# SET TASK:
Check each line of the listing for the string "React", then state how many lines have it. Only the number is wanted.

— Start —

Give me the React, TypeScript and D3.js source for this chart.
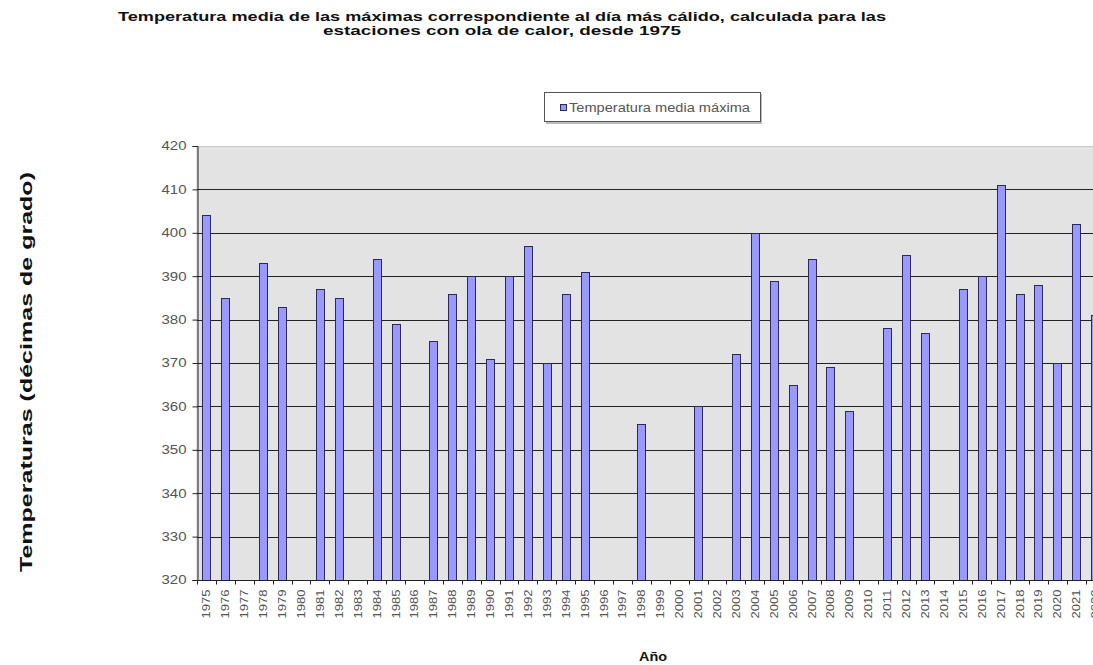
import React, { useRef, useEffect } from "react";
import * as d3 from "d3";

const years: string[] = d3.range(1975, 2023).map((y) => String(y));

// null = no heat wave that year
const values: (number | null)[] = [
  404, 385, null, 393, 383, null, 387, 385, null, 394,
  379, null, 375, 386, 390, 371, 390, 397, 370, 386,
  391, null, null, 356, null, null, 360, null, 372, 400,
  389, 365, 394, 369, 359, null, 378, 395, 377, null,
  387, 390, 411, 386, 388, 370, 402, 381,
];

const yTicks: number[] = [320, 330, 340, 350, 360, 370, 380, 390, 400, 410, 420];

const titleLines = [
  "Temperatura media de las máximas correspondiente al día más cálido, calculada para las",
  "estaciones con ola de calor, desde 1975",
];
const titleLengths = [768, 358];
const seriesName = "Temperatura media máxima";
const font = "Arial, 'Liberation Sans', sans-serif";

const App: React.FC = () => {
  const svgRef = useRef<SVGSVGElement | null>(null);
  const width = 1093;
  const height = 665;

  useEffect(() => {
    const svg = d3.select(svgRef.current);
    svg.selectAll("*").remove();

    const margin = { top: 146, left: 197, bottom: 85 };
    const band = 18.91;
    const innerWidth = band * years.length;
    const innerHeight = height - margin.top - margin.bottom;

    const x = d3
      .scaleBand<string>()
      .domain(years)
      .range([0, innerWidth]);

    const y = d3.scaleLinear().domain([320, 420]).range([innerHeight, 0]);

    const g = svg
      .append("g")
      .attr("transform", `translate(${margin.left},${margin.top})`);

    // plot background
    g.append("rect")
      .attr("x", 0)
      .attr("y", 0.5)
      .attr("width", innerWidth)
      .attr("height", innerHeight)
      .attr("fill", "#e4e3e3")
      .attr("stroke", "#c8c8c8")
      .attr("stroke-width", 1);

    // gridlines
    g.selectAll(".grid")
      .data(yTicks.filter((t) => t > 320 && t < 420))
      .join("line")
      .attr("x1", 0)
      .attr("x2", innerWidth)
      .attr("y1", (d) => Math.round(y(d)) + 0.5)
      .attr("y2", (d) => Math.round(y(d)) + 0.5)
      .attr("stroke", "#222")
      .attr("stroke-width", 1);

    // bars
    const barW = 8;
    g.selectAll(".bar")
      .data(years.map((yr, i) => ({ yr, v: values[i] })).filter((d) => d.v !== null))
      .join("rect")
      .attr("x", (d) => Math.round(x(d.yr)! + x.bandwidth() / 2 - barW / 2) + 0.5)
      .attr("y", (d) => Math.round(y(d.v as number)) + 0.5)
      .attr("width", barW)
      .attr("height", (d) => innerHeight - Math.round(y(d.v as number)))
      .attr("fill", "#9999ff")
      .attr("stroke", "#2a2a55")
      .attr("stroke-width", 1);

    // y axis
    const yAxis = d3
      .axisLeft(y)
      .tickValues(yTicks)
      .tickSize(5)
      .tickPadding(6)
      .tickFormat((d) => String(d));
    const ya = g.append("g").attr("transform", "translate(0.5,0)").call(yAxis);
    ya.select(".domain").attr("stroke", "#222");
    ya.selectAll(".tick line").attr("stroke", "#222");
    ya.selectAll("text")
      .attr("font-family", font)
      .attr("font-size", 12)
      .attr("textLength", 25)
      .attr("lengthAdjust", "spacingAndGlyphs")
      .attr("fill", "#555");

    // x axis
    const xa = g
      .append("g")
      .attr("transform", `translate(0,${innerHeight + 0.5})`);
    xa.append("line")
      .attr("x1", 0)
      .attr("x2", innerWidth)
      .attr("stroke", "#222");
    xa.selectAll(".xt")
      .data(d3.range(years.length + 1))
      .join("line")
      .attr("x1", (i) => Math.round(i * x.bandwidth()) + 0.5)
      .attr("x2", (i) => Math.round(i * x.bandwidth()) + 0.5)
      .attr("y1", 0)
      .attr("y2", 4)
      .attr("stroke", "#222");
    xa.selectAll(".xl")
      .data(years)
      .join("text")
      .attr(
        "transform",
        (d) => `translate(${x(d)! + x.bandwidth() / 2 + 4},${9}) rotate(-90)`
      )
      .attr("text-anchor", "end")
      .attr("font-family", font)
      .attr("font-size", 11)
      .attr("textLength", 29)
      .attr("lengthAdjust", "spacingAndGlyphs")
      .attr("fill", "#555")
      .text((d) => d);

    // title
    svg
      .append("text")
      .attr("y", 21)
      .attr("text-anchor", "middle")
      .attr("font-family", font)
      .attr("font-size", 13)
      .attr("font-weight", "bold")
      .attr("fill", "#111")
      .selectAll("tspan")
      .data(titleLines)
      .join("tspan")
      .attr("x", 502)
      .attr("dy", (_, i) => (i === 0 ? 0 : 14))
      .attr("textLength", (_, i) => titleLengths[i])
      .attr("lengthAdjust", "spacingAndGlyphs")
      .text((d) => d);

    // legend
    const lg = svg.append("g").attr("transform", "translate(544,92)");
    lg.append("rect")
      .attr("x", 2)
      .attr("y", 2)
      .attr("width", 216)
      .attr("height", 30)
      .attr("fill", "#bbb");
    lg.append("rect")
      .attr("x", 0.5)
      .attr("y", 0.5)
      .attr("width", 216)
      .attr("height", 29)
      .attr("fill", "#fff")
      .attr("stroke", "#555");
    lg.append("rect")
      .attr("x", 16.5)
      .attr("y", 12.5)
      .attr("width", 6)
      .attr("height", 6)
      .attr("fill", "#9999ff")
      .attr("stroke", "#2a2a55");
    lg.append("text")
      .attr("x", 25)
      .attr("y", 20)
      .attr("font-family", font)
      .attr("font-size", 12)
      .attr("textLength", 181)
      .attr("lengthAdjust", "spacingAndGlyphs")
      .attr("fill", "#555")
      .text(seriesName);

    // axis titles
    svg
      .append("text")
      .attr("transform", "translate(32,372) rotate(-90)")
      .attr("text-anchor", "middle")
      .attr("font-family", font)
      .attr("font-size", 17)
      .attr("font-weight", "bold")
      .attr("textLength", 400)
      .attr("lengthAdjust", "spacingAndGlyphs")
      .attr("fill", "#111")
      .text("Temperaturas (décimas de grado)");

    svg
      .append("text")
      .attr("x", 653)
      .attr("y", 661)
      .attr("text-anchor", "middle")
      .attr("font-family", font)
      .attr("font-size", 12)
      .attr("font-weight", "bold")
      .attr("textLength", 28)
      .attr("lengthAdjust", "spacingAndGlyphs")
      .attr("fill", "#111")
      .text("Año");
  }, []);

  return (
    <svg
      ref={svgRef}
      width={width}
      height={height}
      style={{ position: "absolute", left: 0, top: 0, background: "#fff", overflow: "hidden" }}
    />
  );
};

export default App;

— End —

# ANSWER FOR THIS EXERCISE:
3